> _INFORMATION SUPPLIED_
* * * *
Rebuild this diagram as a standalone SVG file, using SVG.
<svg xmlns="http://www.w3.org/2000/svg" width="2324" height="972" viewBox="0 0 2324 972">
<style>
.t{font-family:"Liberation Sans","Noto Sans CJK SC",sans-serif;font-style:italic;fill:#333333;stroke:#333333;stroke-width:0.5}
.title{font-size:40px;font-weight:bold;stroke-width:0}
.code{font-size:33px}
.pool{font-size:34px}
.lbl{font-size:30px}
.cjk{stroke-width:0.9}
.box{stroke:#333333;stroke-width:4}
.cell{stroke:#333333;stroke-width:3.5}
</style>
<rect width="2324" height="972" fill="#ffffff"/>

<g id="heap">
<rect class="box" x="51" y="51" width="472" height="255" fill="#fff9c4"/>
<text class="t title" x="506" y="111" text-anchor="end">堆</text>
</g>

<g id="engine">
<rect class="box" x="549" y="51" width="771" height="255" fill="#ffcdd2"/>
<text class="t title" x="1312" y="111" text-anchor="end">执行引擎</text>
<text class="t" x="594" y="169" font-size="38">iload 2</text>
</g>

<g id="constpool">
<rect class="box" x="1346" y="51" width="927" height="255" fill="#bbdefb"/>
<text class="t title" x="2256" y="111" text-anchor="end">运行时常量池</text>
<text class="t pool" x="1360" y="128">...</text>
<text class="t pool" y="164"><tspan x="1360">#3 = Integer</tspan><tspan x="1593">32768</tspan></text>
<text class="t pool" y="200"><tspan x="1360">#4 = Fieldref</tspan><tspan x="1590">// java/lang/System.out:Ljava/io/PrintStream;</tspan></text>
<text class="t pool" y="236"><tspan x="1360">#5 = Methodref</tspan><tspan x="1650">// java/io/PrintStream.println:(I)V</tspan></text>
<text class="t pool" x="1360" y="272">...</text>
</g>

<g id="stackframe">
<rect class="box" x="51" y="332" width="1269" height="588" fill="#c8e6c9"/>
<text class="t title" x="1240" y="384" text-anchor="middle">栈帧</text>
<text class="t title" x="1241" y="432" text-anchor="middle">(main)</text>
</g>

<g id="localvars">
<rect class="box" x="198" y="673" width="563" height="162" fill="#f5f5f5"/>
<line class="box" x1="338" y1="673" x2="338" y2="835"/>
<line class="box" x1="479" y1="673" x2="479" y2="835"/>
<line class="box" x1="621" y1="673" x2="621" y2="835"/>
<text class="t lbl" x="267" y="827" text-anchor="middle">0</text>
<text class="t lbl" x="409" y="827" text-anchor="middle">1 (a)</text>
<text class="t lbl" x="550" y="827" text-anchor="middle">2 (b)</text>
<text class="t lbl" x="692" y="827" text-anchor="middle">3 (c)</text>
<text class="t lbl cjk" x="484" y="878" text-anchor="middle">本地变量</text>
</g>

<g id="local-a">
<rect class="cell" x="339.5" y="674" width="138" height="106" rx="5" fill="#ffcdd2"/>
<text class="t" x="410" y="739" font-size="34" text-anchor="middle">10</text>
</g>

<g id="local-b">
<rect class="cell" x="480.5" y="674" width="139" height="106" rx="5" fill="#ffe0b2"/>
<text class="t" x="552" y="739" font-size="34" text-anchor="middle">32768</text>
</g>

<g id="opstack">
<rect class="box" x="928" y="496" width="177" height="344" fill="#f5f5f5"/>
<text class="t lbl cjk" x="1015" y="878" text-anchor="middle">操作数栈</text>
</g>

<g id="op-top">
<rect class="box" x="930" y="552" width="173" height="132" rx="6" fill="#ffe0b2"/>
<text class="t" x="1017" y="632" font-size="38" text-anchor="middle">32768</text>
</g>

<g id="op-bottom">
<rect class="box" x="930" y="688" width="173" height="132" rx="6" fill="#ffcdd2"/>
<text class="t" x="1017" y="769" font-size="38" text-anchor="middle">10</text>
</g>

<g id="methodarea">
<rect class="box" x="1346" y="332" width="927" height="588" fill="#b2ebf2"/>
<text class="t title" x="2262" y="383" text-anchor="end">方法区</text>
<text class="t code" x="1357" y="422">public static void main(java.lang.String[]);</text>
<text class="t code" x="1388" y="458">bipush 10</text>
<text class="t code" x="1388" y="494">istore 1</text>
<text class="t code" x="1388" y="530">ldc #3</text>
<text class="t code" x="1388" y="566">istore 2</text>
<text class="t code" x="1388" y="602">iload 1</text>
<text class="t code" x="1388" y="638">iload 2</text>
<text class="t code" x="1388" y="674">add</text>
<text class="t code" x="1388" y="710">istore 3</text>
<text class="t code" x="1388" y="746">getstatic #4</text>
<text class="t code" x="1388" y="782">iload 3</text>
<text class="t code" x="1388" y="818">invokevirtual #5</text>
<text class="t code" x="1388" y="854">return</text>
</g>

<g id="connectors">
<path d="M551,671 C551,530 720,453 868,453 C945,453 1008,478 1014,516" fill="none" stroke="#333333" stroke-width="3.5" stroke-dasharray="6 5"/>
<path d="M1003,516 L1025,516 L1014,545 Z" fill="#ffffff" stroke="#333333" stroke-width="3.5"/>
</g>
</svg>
* * * *
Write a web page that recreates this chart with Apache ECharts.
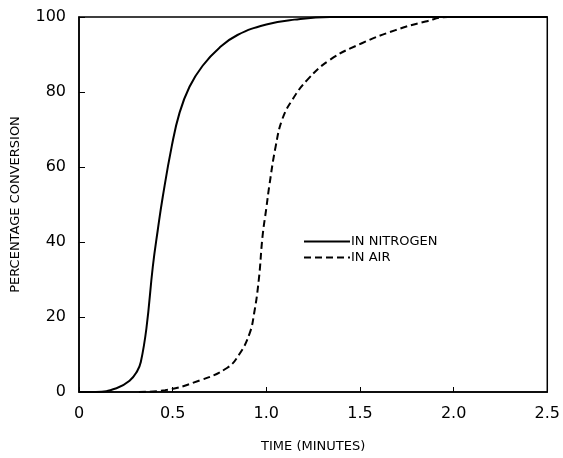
* * * *
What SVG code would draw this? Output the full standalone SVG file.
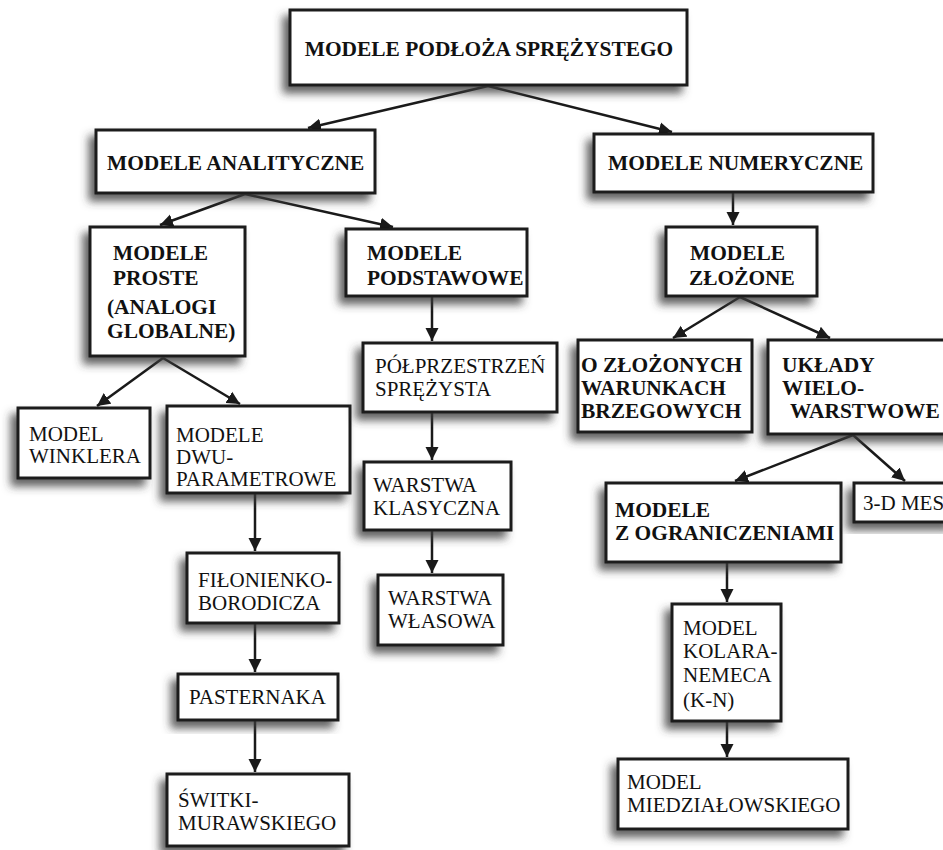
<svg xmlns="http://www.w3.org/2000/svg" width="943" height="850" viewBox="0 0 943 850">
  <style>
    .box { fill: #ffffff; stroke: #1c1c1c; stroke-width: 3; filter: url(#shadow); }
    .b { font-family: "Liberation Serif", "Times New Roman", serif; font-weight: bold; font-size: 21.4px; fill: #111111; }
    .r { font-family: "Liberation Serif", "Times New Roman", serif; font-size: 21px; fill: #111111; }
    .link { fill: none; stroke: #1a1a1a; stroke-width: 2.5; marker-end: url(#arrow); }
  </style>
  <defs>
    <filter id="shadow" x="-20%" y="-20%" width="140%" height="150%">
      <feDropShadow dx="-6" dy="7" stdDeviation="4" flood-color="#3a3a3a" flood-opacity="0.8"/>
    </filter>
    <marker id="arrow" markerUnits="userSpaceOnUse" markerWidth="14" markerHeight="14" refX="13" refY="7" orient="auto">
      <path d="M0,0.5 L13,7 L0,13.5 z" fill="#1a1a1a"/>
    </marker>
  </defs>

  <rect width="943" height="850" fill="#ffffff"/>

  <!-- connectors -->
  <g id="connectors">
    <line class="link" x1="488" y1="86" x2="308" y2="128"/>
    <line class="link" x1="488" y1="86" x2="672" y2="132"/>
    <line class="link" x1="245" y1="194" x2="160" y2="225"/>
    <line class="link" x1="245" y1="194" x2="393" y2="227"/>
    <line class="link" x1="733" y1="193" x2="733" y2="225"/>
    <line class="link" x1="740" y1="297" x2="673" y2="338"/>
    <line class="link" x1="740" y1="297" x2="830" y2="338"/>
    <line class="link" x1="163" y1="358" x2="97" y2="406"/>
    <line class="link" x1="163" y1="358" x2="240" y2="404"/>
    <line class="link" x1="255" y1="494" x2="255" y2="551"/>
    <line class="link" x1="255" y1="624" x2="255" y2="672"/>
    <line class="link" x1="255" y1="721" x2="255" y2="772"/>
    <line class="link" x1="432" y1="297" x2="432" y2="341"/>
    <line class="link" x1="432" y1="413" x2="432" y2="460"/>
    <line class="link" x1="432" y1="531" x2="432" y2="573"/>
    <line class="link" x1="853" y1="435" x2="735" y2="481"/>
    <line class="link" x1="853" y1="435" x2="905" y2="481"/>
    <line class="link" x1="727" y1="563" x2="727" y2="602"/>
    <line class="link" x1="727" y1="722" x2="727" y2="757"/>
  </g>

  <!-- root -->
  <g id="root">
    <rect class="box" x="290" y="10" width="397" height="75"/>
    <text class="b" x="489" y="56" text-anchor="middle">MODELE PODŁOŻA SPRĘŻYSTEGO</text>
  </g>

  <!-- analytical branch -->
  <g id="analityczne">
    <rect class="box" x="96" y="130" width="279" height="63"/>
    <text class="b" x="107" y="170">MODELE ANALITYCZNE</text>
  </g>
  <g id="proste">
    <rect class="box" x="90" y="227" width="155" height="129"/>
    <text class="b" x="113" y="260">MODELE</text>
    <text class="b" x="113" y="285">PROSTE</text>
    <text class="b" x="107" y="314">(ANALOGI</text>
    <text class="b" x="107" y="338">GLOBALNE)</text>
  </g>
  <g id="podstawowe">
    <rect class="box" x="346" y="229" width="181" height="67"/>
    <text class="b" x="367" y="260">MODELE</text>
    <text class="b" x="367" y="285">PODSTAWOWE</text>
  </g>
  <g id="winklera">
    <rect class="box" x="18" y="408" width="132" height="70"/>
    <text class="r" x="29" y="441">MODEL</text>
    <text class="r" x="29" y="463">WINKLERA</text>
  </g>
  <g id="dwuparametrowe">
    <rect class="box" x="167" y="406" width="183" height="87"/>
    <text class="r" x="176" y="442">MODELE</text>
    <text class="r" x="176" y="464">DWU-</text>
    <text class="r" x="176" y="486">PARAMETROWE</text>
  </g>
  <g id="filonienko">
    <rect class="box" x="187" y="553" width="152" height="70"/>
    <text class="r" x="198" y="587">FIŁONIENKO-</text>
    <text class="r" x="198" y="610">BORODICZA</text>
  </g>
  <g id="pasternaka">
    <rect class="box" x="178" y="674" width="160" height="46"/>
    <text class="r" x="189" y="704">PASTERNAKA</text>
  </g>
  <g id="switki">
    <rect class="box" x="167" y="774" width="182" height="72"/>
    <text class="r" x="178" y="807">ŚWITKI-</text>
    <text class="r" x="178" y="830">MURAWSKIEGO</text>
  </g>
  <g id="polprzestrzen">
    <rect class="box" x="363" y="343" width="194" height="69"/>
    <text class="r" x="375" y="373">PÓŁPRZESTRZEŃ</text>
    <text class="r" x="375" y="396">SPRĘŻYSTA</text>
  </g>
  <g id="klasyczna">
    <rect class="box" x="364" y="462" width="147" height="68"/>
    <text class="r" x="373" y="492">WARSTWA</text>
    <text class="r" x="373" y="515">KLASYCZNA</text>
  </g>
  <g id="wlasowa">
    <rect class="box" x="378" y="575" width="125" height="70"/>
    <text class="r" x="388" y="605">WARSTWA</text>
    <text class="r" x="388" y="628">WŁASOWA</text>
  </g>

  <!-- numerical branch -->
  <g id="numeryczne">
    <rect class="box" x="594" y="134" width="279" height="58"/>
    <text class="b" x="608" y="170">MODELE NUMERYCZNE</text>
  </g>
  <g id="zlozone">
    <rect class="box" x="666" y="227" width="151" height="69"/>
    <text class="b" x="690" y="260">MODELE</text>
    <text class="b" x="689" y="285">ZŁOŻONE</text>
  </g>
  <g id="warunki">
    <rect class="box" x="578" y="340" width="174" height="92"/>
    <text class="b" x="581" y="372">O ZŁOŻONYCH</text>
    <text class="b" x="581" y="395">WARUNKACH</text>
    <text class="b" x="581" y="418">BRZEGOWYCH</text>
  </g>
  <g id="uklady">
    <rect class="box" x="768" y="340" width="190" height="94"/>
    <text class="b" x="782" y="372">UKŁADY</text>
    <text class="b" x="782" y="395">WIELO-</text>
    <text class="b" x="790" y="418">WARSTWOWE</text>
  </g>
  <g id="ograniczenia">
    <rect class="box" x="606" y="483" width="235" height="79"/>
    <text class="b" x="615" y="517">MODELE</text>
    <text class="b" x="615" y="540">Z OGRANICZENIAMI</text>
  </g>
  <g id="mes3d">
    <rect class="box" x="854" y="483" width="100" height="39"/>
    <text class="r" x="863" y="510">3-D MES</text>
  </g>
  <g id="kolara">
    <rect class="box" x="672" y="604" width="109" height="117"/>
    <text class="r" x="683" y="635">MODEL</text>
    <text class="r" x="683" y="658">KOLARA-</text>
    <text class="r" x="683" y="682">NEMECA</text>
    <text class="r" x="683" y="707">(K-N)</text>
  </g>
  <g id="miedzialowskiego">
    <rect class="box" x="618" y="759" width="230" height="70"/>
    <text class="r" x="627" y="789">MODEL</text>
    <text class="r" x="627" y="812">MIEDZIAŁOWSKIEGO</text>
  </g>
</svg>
* * * *
> _WHAT YOU SHOULD DO_
From the entries above, pull out each line that includes "standalone".

> _TASK RESPONSE_
Rebuild this diagram as a standalone SVG file, using SVG.
What SVG code would draw this? Output the full standalone SVG file.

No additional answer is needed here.